Whereas with abrosexuality, she explains, "It changes pretty significantly. It’s really about a relational issue; it’s about an intrinsic feeling in your body of what awakens attraction within you."

Learn more about all the LGBTQ+ pride flags and the identities they represent:

preview for The Symbolism Behind 10 LGBTQ+ Flags

What are some tips for dating someone who identifies as abrosexual?

Any relationship can—and does—have its challenges. To be involved with someone whose sexual desires shift over time adds to the complexity of the relationship, but here are some expert approved tips from Stray Conger and Kort when dating someone who is abrosexual:

  • Ask what "abrosexual" means to them and how this sexual identity has shown up in their life previously.
  • Ask them why this label is important to them as an individual.
  • Set healthy relationship boundaries.
  • Have open and honest conversations about sexual health and monogamy.
  • Be very clear about agreements and what happens if said agreements are broken.

Every couple should have these conversations, but Kort says, "these couples have something in their awareness that necessitates these conversations." Embrace the opportunity for increased relationship transparency.

How can you support someone who is abrosexual?

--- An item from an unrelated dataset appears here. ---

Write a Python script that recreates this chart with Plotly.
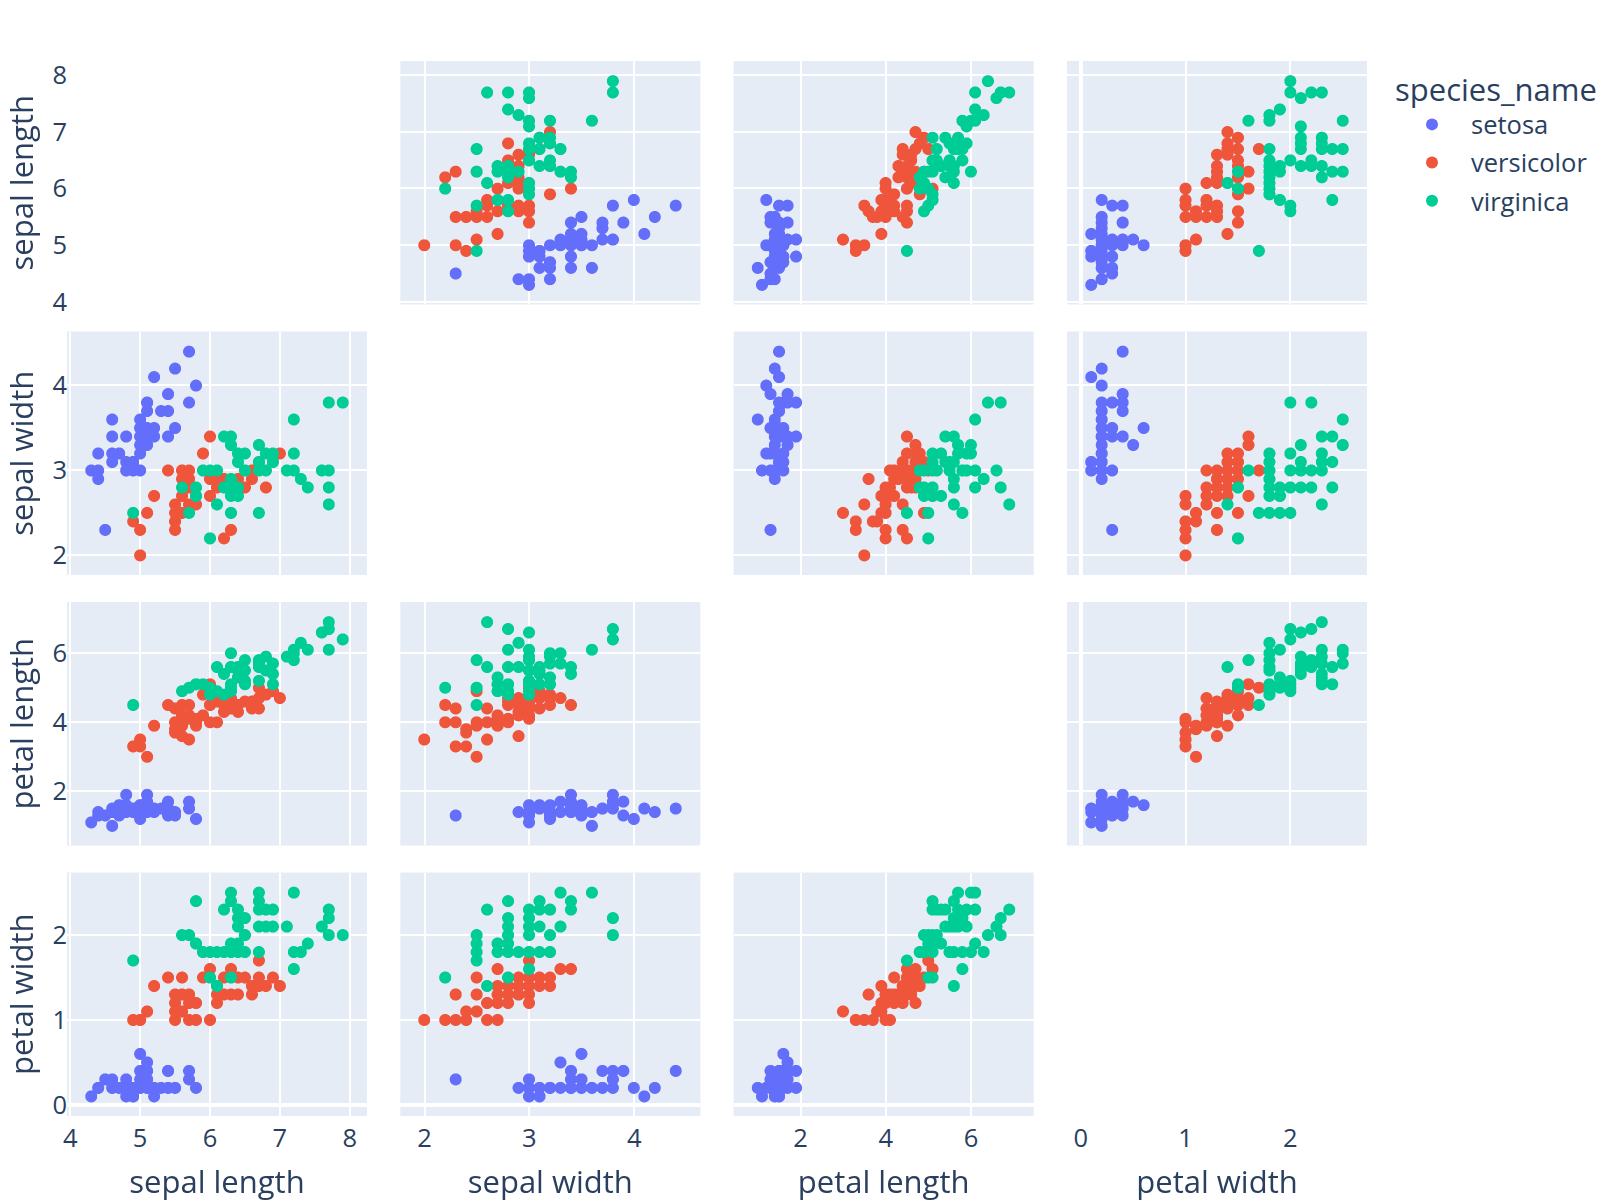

If someone you know tells you they are abrsoexual, it’s important to let them know that "fluctuations are normal," says Stray Conger. "...Encourage them to be self-knowledgeable about where their fluctuations are at and to communicate their fluctuations, so that they're not feeling shameful." Ultimately, you want to provide a safe space so they feel like they don't have to hide who they are—what everyone deserves.